> [TASK TO COMPLETE]: Locate all lines with the word "recreates" and copy them out.

> [STORED ROWS]:
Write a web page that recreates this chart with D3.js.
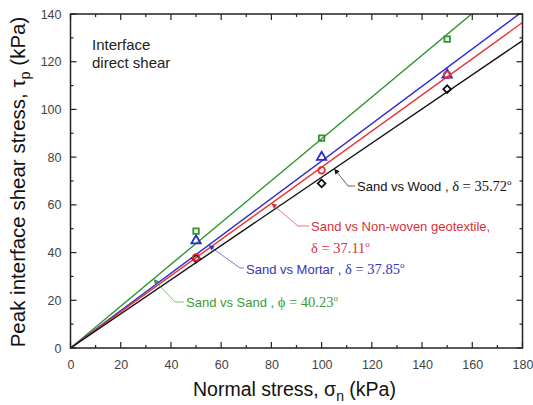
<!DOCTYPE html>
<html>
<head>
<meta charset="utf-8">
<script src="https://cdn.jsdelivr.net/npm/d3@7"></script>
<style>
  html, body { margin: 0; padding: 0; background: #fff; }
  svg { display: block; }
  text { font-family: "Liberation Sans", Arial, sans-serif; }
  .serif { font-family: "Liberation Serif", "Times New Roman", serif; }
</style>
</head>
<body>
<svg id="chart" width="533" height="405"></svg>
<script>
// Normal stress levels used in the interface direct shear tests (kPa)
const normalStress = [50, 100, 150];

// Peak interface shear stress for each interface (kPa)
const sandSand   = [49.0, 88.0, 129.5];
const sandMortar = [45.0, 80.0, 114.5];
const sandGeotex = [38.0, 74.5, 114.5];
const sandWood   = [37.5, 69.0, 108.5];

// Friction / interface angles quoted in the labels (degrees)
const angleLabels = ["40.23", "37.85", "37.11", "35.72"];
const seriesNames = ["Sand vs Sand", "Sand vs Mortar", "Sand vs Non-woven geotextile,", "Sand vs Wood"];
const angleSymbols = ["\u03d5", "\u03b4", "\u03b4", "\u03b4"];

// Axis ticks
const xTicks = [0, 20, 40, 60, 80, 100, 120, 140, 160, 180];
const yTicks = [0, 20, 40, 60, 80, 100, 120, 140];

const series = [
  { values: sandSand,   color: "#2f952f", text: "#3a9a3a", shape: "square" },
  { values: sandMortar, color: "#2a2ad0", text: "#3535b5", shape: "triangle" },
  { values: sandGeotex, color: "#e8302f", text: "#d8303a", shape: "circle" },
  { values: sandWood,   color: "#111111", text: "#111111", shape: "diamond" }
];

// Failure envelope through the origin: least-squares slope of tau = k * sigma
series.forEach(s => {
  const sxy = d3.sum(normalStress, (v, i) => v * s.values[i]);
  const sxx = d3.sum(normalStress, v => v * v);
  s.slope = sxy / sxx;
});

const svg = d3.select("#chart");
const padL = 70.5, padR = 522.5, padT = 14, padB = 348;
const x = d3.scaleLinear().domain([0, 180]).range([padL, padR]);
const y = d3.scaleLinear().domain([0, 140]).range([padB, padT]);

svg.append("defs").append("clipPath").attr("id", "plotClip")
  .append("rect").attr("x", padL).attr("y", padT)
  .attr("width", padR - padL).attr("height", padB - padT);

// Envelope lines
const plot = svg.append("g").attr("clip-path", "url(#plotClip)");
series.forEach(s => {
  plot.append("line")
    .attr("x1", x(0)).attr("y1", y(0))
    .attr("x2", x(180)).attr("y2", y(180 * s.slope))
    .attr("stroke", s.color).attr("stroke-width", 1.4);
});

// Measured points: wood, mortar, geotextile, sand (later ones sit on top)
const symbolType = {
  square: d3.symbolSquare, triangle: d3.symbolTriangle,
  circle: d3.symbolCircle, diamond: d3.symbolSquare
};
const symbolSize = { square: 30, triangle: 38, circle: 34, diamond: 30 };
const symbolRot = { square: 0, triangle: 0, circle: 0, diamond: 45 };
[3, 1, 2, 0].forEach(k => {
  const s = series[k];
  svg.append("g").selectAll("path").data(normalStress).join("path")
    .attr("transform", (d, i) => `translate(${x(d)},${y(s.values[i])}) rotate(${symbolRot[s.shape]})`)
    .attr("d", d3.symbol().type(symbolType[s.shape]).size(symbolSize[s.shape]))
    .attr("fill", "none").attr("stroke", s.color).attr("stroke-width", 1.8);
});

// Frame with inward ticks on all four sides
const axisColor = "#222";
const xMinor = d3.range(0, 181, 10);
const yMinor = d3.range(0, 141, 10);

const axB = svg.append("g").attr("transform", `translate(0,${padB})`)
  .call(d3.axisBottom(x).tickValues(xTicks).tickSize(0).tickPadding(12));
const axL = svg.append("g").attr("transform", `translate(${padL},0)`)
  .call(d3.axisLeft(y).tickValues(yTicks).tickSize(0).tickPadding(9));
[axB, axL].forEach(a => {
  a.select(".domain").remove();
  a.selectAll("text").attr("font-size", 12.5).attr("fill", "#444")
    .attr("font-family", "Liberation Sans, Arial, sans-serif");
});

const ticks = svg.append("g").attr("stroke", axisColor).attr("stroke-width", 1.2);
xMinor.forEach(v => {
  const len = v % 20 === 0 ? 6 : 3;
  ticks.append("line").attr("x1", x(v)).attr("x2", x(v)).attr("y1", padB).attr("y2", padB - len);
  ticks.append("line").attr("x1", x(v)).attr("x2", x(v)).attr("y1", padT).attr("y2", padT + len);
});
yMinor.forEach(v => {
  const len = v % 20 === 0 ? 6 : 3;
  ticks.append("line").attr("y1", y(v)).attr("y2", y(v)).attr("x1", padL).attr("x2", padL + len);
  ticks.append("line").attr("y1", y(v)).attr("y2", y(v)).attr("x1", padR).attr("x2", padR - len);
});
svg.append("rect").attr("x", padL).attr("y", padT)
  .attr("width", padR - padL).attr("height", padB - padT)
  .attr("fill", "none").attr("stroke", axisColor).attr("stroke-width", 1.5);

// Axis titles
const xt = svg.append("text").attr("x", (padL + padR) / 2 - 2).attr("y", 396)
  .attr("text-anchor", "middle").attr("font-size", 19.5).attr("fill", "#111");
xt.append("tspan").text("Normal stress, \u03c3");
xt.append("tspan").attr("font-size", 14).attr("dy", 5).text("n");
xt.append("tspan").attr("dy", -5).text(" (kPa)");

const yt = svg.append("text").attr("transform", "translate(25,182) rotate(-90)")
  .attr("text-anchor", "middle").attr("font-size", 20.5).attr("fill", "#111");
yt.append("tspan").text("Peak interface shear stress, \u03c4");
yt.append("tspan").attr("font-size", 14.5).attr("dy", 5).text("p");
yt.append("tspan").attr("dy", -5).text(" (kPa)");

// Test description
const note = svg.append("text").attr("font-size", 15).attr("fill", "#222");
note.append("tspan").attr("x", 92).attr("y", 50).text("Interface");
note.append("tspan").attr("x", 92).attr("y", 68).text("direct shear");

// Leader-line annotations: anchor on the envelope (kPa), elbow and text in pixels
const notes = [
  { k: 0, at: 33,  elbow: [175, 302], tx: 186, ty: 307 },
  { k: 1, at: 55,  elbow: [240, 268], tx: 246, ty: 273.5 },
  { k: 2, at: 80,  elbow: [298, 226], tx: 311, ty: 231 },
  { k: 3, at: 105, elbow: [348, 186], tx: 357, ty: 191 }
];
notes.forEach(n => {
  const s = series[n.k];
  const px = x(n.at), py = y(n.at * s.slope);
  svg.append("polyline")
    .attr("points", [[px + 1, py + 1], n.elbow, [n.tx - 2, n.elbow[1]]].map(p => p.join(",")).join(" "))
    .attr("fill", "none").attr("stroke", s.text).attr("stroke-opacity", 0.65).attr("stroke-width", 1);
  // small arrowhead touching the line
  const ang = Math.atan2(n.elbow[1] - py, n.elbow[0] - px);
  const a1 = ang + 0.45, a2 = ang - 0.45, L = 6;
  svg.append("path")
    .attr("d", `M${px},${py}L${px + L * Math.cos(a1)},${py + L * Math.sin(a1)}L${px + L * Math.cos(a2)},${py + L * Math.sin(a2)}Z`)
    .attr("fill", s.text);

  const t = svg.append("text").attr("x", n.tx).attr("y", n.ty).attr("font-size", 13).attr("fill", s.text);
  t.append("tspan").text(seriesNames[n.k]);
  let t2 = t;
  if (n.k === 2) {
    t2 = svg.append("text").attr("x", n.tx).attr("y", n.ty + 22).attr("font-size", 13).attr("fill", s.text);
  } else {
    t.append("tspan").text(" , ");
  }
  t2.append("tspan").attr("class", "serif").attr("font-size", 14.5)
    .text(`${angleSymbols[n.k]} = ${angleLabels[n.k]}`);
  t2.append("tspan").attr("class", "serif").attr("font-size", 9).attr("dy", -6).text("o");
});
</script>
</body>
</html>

==

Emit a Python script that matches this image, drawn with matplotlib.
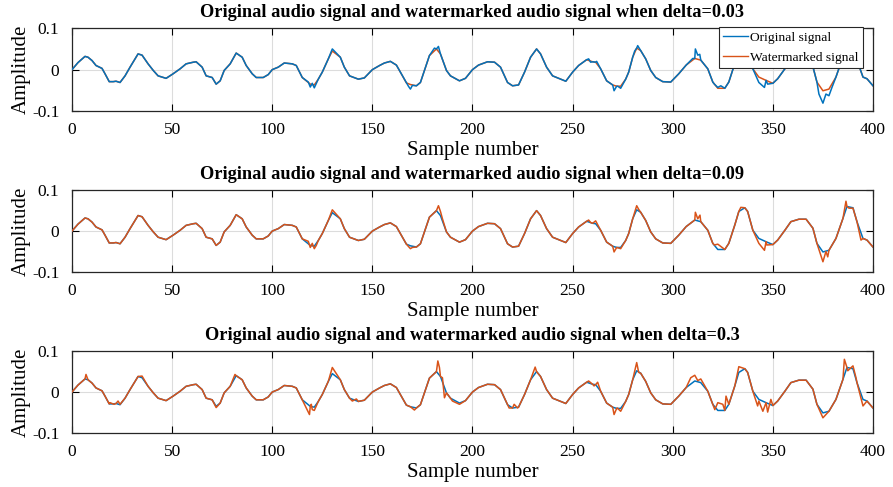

...

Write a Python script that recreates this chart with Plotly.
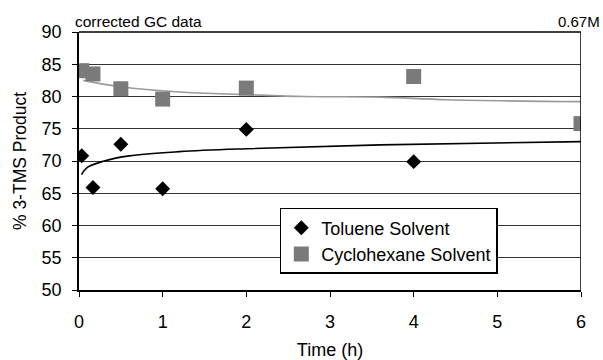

> [TASK RESULT]:
Write a web page that recreates this chart with D3.js.
Write a Python script that recreates this chart with Plotly.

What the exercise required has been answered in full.